Directory submission is good. But we must also bear in mind that there are websites that appear like directories but are actually link farms that exist only for the purpose of collecting all kinds of website links. The distinction between directories from link farms is seen on the web layout or content. There must be profound categorization for links and that there must be no presence of advertisement on pills, gambling, and pornography anywhere in the web page. Pop outs that appear on the page that contain irrelevant content (mostly porn stuff) are even enough proof that the website claiming to be a directory is a link farm or spammed site. The author never ever mentioned to be aware of this. Is he hiding something?

  • Requesting Link via Email- …Also higher the PR (Page Rank) of the website linking to you the more powerful is the link…

Reciprocal links works mostly if the website you are linking to has the same page rank with yours. How absolutely nuts you are if you link to a website with lower page rank than yours. The author tells us the other way around, that we must link to a website with higher ranking without even telling us that it is impossible to happen. There is no such thing as charity for sharing one’s page rank to the other in the SEO industry.

  • P.S.: This list is by no mean exhaustive, I am going to constantly update it with new methods when I come across one.

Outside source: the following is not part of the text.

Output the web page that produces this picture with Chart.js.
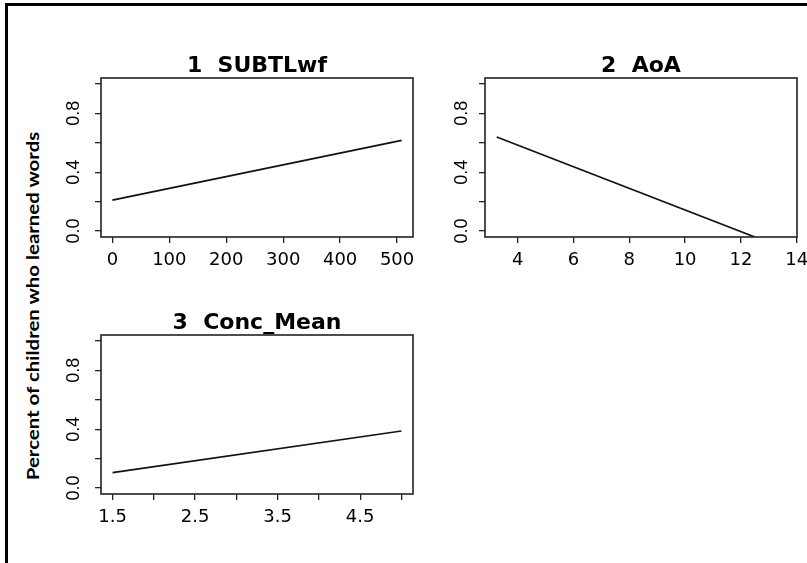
<!DOCTYPE html>
<html lang="en">
<head>
<meta charset="utf-8">
<title>Effect plots</title>
<script src="https://cdn.jsdelivr.net/npm/chart.js@4"></script>
<style>
  body { margin: 0; background: #fff; width: 807px; height: 563px; overflow: hidden; position: relative; }
  .frame { position: absolute; left: 5px; top: 3px; width: 900px; height: 600px; border-left: 3px solid #000; border-top: 3px solid #000; }
  canvas { position: absolute; }
  #ylab { position: absolute; left: 32px; top: 306px; transform: translate(-50%, -50%) rotate(-90deg) scaleX(1.2);
          font: bold 17px Lato, sans-serif; white-space: nowrap; color: #000; }
</style>
</head>
<body>
<div class="frame"></div>
<div id="ylab">Percent of children who learned words</div>
<canvas id="p1" width="380" height="250" style="left:45px;top:40px"></canvas>
<canvas id="p2" width="410" height="250" style="left:420px;top:40px"></canvas>
<canvas id="p3" width="380" height="250" style="left:45px;top:297px"></canvas>

<script>
// fitted effect lines, one per predictor
const panelTitles = ['1  SUBTLwf', '2  AoA', '3  Conc_Mean'];
const subtlX = [0, 508];
const subtlY = [0.21, 0.616];
const aoaX = [3.25, 12.5];
const aoaY = [0.639, -0.04];
const concX = [1.5, 5.0];
const concY = [0.105, 0.388];

// tick values and labels
const yTicks = [0, 0.2, 0.4, 0.6, 0.8, 1.0];
const yTickLabels = ['0.0', '', '0.4', '', '0.8', ''];
const subtlTicks = [0, 100, 200, 300, 400, 500];
const subtlTickLabels = ['0', '100', '200', '300', '400', '500'];
const aoaTicks = [4, 6, 8, 10, 12, 14];
const aoaTickLabels = ['4', '6', '8', '10', '12', '14'];
const concTicks = [1.5, 2, 2.5, 3, 3.5, 4, 4.5, 5];
const concTickLabels = ['1.5', '', '2.5', '', '3.5', '', '4.5', ''];

// box round the plotting region
const plotBox = {
    id: 'plotBox',
    afterDatasetsDraw(chart) {
        const { ctx, chartArea: a } = chart;
        ctx.save();
        ctx.strokeStyle = '#222';
        ctx.lineWidth = 1.6;
        ctx.strokeRect(a.left, a.top, a.width, a.height);
        ctx.restore();
    }
};

function makePanel(id, title, xs, ys, xTicks, xLabels, xMin, xMax, yWidth, yPad, padRight) {
    const tickGrid = { drawOnChartArea: false, drawTicks: true, tickLength: 6, color: '#222', lineWidth: 1.3 };
    new Chart(document.getElementById(id), {
        type: 'scatter',
        data: {
            datasets: [{
                data: xs.map((x, i) => ({ x: x, y: ys[i] })),
                showLine: true,
                borderColor: '#111',
                borderWidth: 1.7,
                pointRadius: 0,
                tension: 0
            }]
        },
        options: {
            responsive: false,
            animation: false,
            layout: { padding: { left: 0, top: 0, right: padRight, bottom: 0 } },
            plugins: {
                legend: { display: false },
                tooltip: { enabled: false },
                title: {
                    display: true,
                    text: title,
                    fullSize: false,
                    color: '#000',
                    font: { family: 'DejaVu Sans', size: 22, weight: 'bold', lineHeight: 1 },
                    padding: { top: 15, bottom: 1 }
                }
            },
            scales: {
                x: {
                    type: 'linear',
                    min: xMin,
                    max: xMax,
                    grid: tickGrid,
                    border: { display: false },
                    afterBuildTicks: s => { s.ticks = xTicks.map(v => ({ value: v })); },
                    afterFit: s => { s.height = 53; },
                    ticks: {
                        autoSkip: false,
                        maxRotation: 0,
                        padding: 7,
                        color: '#000',
                        font: { family: 'DejaVu Sans', size: 18, lineHeight: 1.2 },
                        callback: (v, i) => xLabels[i]
                    }
                },
                y: {
                    type: 'linear',
                    min: -0.04,
                    max: 1.04,
                    grid: tickGrid,
                    border: { display: false },
                    afterBuildTicks: s => { s.ticks = yTicks.map(v => ({ value: v })); },
                    afterFit: s => { s.width = yWidth; },
                    ticks: {
                        minRotation: 90,
                        maxRotation: 90,
                        crossAlign: 'center',
                        padding: yPad,
                        color: '#000',
                        font: { family: 'Liberation Sans', size: 18 },
                        callback: (v, i) => yTickLabels[i]
                    }
                }
            }
        },
        plugins: [plotBox]
    });
}

makePanel('p1', panelTitles[0], subtlX, subtlY, subtlTicks, subtlTickLabels, -20, 528, 56, 8, 12);
makePanel('p2', panelTitles[1], aoaX, aoaY, aoaTicks, aoaTickLabels, 2.83, 14.01, 65, 4, 33);
makePanel('p3', panelTitles[2], concX, concY, concTicks, concTickLabels, 1.36, 5.14, 56, 8, 12);
</script>
</body>
</html>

Wow! I thought it was an article but the "P.S." at the end of the write-up only makes it a letter, pseudo-letter to be specific. Well, I'm quite sure that aside from being a confused SE optimizer, he's also a confused writer on not being able to differentiate article from a letter. I even wonder how he would be able to give us new methods when a simple term for a thing is mistaken for another, the worse is to name it to its opposite. It’s either he is giving Link Building a bad name or elevating the value of search engines' top one enemy—Link Farming. Well just to be fair, I can't deny that he's not totally nuts because he's telling some good advices how to do SEO. I just hate him of being careless and unthinkingly wrote such article.